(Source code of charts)
····················

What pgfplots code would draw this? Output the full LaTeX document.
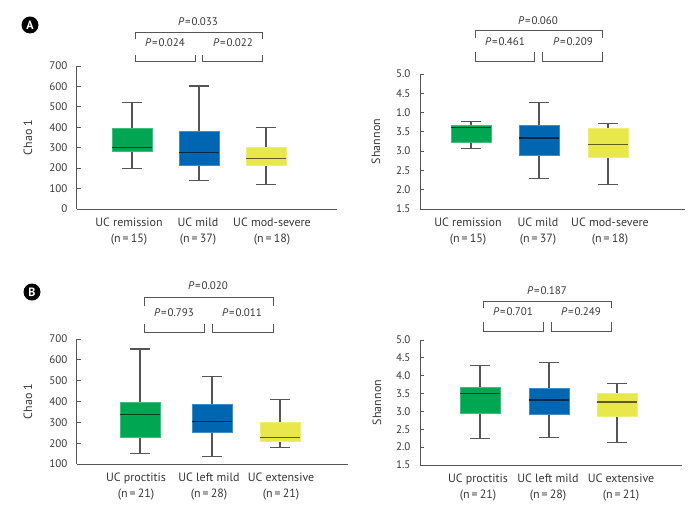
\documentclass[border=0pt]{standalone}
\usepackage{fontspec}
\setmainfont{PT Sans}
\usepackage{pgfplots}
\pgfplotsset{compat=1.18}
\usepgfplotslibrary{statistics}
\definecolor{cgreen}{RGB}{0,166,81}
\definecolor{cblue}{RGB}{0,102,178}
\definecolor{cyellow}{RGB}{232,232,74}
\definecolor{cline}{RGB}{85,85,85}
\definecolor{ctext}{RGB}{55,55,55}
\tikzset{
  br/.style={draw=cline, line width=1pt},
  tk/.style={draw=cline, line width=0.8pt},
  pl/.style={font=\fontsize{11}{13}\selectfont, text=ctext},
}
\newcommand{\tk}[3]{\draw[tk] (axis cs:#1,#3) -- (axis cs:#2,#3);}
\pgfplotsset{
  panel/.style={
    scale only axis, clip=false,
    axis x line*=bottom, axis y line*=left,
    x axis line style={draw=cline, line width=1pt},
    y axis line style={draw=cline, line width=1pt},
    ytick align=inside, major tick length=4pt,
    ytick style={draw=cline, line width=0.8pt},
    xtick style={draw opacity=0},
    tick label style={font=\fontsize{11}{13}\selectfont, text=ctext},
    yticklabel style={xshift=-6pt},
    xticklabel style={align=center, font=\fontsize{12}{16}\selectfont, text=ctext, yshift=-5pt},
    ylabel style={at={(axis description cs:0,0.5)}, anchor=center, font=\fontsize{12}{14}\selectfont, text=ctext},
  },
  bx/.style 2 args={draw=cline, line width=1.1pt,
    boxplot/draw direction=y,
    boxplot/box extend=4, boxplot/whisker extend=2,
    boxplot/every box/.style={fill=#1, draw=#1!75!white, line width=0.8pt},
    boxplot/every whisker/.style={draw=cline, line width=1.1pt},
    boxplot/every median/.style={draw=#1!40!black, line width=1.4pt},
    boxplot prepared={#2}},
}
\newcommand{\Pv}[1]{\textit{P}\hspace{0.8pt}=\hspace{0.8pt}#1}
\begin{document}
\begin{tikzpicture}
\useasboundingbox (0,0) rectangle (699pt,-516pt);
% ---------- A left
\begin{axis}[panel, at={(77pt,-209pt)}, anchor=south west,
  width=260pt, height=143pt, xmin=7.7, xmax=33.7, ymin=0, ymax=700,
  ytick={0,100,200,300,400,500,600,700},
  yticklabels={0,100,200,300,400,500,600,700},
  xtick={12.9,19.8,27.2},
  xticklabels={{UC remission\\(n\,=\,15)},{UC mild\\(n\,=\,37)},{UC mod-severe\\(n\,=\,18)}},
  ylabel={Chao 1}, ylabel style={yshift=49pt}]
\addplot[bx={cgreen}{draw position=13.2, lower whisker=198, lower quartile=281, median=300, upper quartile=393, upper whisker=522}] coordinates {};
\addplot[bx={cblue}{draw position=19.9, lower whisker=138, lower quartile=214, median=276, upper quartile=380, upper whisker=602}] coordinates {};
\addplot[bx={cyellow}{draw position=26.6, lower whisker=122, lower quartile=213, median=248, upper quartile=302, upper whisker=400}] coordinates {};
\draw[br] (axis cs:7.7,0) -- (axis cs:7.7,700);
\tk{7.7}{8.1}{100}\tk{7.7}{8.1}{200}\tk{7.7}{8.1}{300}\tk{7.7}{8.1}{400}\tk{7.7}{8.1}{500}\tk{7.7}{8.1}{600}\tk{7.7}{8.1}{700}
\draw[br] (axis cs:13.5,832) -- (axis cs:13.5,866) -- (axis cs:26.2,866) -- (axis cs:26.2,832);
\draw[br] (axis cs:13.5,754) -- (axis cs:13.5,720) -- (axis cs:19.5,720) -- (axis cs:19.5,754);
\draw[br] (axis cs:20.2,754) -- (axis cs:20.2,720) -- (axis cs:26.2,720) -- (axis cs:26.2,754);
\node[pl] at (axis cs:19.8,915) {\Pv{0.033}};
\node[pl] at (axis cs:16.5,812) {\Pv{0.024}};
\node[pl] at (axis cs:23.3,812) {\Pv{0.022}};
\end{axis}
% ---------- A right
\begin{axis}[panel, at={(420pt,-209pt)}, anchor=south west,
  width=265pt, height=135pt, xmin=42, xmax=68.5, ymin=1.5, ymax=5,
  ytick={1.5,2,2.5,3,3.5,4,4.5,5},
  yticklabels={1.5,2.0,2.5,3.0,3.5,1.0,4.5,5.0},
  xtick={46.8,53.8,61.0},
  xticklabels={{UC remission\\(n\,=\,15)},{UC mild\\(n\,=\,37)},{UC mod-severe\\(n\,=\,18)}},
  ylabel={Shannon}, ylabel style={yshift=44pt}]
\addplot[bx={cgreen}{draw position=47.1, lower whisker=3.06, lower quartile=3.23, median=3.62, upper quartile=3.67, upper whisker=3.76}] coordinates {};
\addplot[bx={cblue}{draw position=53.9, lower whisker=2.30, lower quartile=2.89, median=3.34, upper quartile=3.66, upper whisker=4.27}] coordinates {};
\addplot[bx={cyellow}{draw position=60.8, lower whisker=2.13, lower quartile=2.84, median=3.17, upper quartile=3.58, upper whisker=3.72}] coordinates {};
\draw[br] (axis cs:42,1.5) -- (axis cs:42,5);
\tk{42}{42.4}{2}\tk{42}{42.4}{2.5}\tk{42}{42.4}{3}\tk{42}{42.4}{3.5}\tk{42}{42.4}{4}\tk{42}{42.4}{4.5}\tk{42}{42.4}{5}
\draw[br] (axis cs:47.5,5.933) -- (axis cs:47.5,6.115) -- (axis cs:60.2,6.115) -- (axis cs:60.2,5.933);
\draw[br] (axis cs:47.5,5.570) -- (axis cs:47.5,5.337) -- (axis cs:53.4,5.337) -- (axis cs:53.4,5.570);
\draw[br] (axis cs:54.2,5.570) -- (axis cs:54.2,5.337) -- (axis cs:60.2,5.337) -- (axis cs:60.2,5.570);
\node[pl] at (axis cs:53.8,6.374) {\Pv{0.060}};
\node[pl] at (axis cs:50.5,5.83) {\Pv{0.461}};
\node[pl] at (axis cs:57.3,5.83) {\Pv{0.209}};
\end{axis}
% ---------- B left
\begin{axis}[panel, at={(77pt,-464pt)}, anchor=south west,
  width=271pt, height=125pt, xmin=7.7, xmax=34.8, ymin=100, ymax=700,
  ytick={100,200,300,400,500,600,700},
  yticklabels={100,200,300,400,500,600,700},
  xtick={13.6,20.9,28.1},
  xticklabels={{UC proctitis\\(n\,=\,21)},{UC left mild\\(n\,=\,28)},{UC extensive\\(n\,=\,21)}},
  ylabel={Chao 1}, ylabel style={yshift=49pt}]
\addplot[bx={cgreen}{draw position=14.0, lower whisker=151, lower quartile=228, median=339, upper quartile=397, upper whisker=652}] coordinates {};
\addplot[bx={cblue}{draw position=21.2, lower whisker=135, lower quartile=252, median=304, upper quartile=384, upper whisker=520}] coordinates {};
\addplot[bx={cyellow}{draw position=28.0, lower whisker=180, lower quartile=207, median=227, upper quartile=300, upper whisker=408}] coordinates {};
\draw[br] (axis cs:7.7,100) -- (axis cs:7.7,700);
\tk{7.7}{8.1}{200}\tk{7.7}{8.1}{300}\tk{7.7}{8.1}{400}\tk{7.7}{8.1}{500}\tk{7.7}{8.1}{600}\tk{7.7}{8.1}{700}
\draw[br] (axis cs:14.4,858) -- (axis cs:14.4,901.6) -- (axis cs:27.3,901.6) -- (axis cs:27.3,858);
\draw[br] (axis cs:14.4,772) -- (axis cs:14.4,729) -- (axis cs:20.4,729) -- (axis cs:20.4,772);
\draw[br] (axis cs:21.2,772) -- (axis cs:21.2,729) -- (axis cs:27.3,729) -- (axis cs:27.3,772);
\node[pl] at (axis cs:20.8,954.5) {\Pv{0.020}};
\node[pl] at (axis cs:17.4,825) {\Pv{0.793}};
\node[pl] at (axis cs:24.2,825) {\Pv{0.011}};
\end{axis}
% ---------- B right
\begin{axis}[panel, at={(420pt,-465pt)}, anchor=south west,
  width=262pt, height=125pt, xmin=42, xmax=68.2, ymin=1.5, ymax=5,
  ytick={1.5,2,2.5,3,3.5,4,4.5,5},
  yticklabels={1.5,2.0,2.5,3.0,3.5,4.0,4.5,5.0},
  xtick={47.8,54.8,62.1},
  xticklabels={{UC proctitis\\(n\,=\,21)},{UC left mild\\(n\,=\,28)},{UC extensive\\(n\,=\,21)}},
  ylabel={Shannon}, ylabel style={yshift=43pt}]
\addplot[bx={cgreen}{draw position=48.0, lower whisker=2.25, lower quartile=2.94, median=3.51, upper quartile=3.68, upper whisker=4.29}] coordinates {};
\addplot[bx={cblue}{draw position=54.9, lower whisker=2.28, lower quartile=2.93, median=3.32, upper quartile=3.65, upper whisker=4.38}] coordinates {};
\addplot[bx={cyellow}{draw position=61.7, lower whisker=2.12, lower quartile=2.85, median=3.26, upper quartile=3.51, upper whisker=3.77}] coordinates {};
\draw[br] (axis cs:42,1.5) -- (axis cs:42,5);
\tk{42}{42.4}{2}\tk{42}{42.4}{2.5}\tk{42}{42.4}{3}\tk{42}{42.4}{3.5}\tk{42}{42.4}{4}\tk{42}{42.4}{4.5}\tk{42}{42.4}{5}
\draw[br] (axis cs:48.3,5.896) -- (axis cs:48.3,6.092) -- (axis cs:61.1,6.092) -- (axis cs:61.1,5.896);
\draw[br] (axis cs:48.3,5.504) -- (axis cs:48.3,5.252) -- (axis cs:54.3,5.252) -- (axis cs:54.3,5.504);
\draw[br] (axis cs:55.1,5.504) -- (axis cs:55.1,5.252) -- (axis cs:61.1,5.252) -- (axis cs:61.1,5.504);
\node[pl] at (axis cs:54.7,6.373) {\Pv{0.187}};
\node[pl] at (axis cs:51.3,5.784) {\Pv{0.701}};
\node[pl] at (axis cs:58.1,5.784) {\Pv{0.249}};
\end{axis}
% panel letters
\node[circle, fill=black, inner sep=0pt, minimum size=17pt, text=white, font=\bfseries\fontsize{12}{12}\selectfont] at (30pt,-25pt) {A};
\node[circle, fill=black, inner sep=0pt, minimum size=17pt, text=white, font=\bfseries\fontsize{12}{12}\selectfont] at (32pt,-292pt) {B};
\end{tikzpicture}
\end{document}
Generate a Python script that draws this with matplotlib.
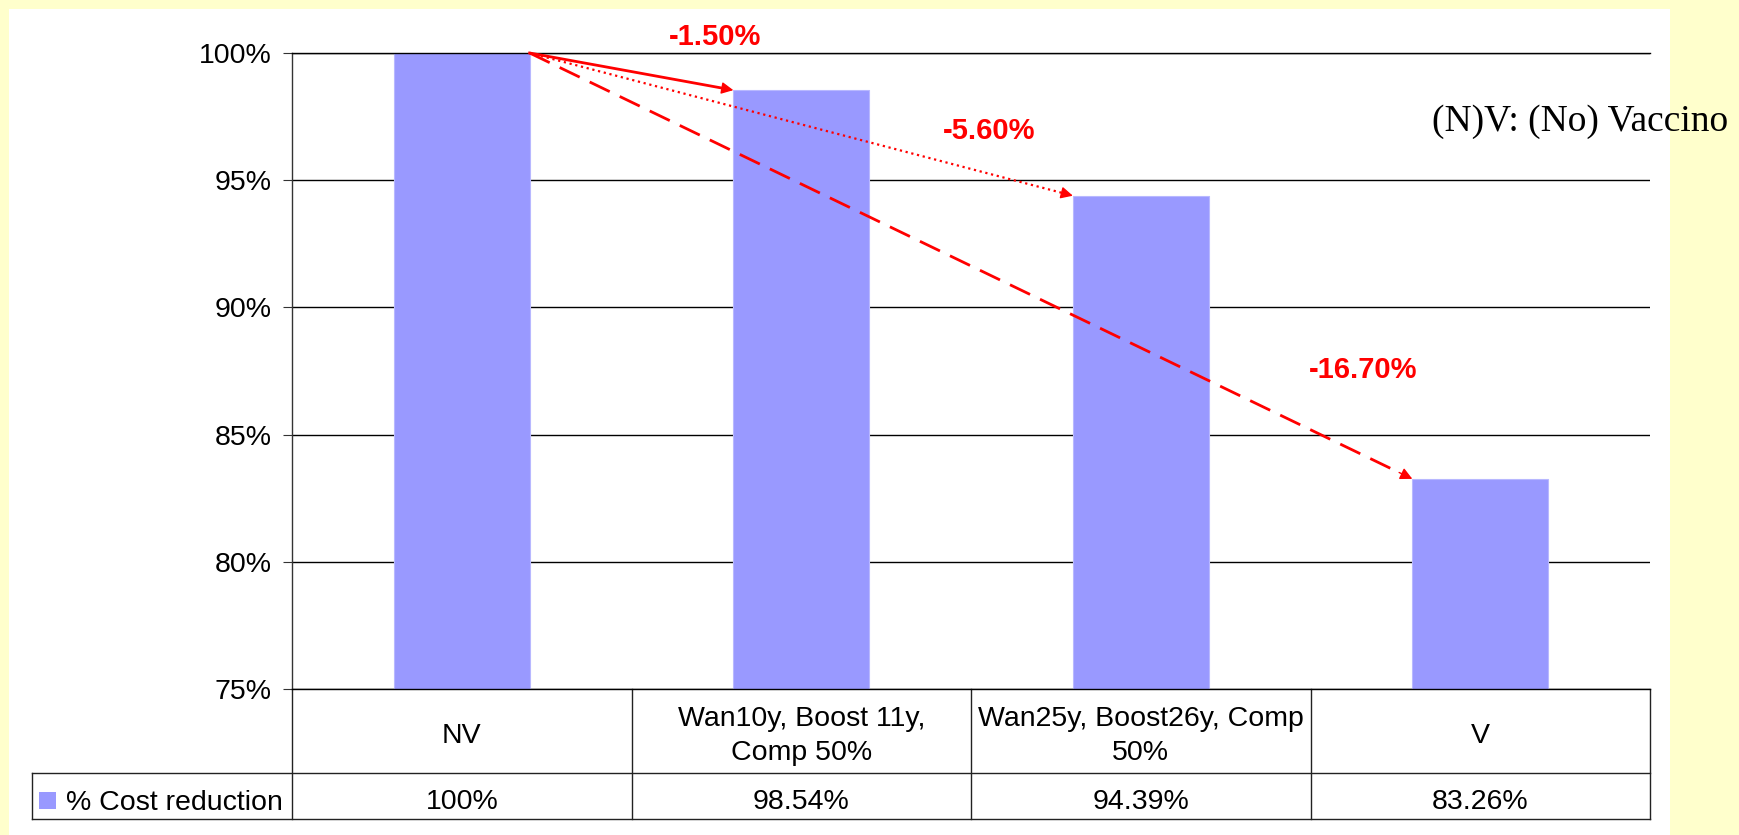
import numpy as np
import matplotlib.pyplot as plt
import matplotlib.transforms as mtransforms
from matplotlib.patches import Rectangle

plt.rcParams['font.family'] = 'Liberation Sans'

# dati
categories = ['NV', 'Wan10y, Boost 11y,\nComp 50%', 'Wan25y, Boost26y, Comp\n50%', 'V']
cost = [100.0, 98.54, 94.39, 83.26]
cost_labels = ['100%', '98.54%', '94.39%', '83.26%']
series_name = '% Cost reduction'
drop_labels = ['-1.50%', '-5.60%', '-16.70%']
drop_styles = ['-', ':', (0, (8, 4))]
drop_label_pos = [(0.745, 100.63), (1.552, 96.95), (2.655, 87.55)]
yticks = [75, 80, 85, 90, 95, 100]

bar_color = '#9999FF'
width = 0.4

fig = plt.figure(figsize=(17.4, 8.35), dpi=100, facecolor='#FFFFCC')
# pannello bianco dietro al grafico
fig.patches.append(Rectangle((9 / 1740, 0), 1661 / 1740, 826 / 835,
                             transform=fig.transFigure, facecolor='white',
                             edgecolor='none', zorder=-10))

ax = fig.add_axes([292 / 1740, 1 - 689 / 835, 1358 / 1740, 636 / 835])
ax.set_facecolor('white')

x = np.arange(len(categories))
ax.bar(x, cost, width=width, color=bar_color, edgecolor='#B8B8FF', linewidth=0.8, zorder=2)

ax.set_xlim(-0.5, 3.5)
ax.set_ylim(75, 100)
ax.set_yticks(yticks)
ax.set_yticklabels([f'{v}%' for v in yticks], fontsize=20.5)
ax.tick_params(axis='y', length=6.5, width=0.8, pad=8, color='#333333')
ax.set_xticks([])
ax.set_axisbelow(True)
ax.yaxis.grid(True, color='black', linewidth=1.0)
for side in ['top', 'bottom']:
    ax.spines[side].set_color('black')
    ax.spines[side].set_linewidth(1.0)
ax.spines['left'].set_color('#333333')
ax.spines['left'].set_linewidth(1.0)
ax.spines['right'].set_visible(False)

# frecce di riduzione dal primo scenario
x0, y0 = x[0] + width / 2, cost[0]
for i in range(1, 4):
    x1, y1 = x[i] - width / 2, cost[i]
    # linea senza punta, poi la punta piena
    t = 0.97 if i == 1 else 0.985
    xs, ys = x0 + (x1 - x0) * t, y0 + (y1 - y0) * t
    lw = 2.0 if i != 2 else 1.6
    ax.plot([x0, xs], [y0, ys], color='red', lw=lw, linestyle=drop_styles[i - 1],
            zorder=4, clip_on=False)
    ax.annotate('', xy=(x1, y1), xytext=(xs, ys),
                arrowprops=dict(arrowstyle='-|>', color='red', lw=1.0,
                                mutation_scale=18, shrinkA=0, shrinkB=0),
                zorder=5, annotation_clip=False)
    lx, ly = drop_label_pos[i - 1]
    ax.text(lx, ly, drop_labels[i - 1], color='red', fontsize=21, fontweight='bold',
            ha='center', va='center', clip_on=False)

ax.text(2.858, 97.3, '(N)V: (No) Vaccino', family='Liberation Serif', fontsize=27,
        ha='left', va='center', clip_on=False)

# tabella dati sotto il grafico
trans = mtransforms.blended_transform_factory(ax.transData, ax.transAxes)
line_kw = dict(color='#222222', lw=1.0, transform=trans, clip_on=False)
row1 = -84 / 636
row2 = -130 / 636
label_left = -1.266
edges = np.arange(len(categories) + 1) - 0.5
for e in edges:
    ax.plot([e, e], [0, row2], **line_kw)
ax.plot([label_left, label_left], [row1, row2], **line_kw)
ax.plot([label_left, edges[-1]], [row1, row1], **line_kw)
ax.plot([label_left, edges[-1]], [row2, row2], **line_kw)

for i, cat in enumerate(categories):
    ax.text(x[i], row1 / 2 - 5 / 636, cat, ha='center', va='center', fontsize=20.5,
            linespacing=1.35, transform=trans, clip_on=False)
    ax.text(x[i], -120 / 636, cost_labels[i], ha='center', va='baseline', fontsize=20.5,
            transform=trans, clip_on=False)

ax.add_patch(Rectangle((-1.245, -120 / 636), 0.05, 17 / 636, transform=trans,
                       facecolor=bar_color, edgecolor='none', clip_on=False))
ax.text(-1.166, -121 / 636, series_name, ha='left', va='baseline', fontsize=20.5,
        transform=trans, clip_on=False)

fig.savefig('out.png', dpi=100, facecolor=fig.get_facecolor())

····················

=== WRITTEN PROBLEM ===
Of the lines above, how many contain the word "matplotlib"? Provide the number and nothing else.

=== RESULT FOR THIS EXERCISE ===
4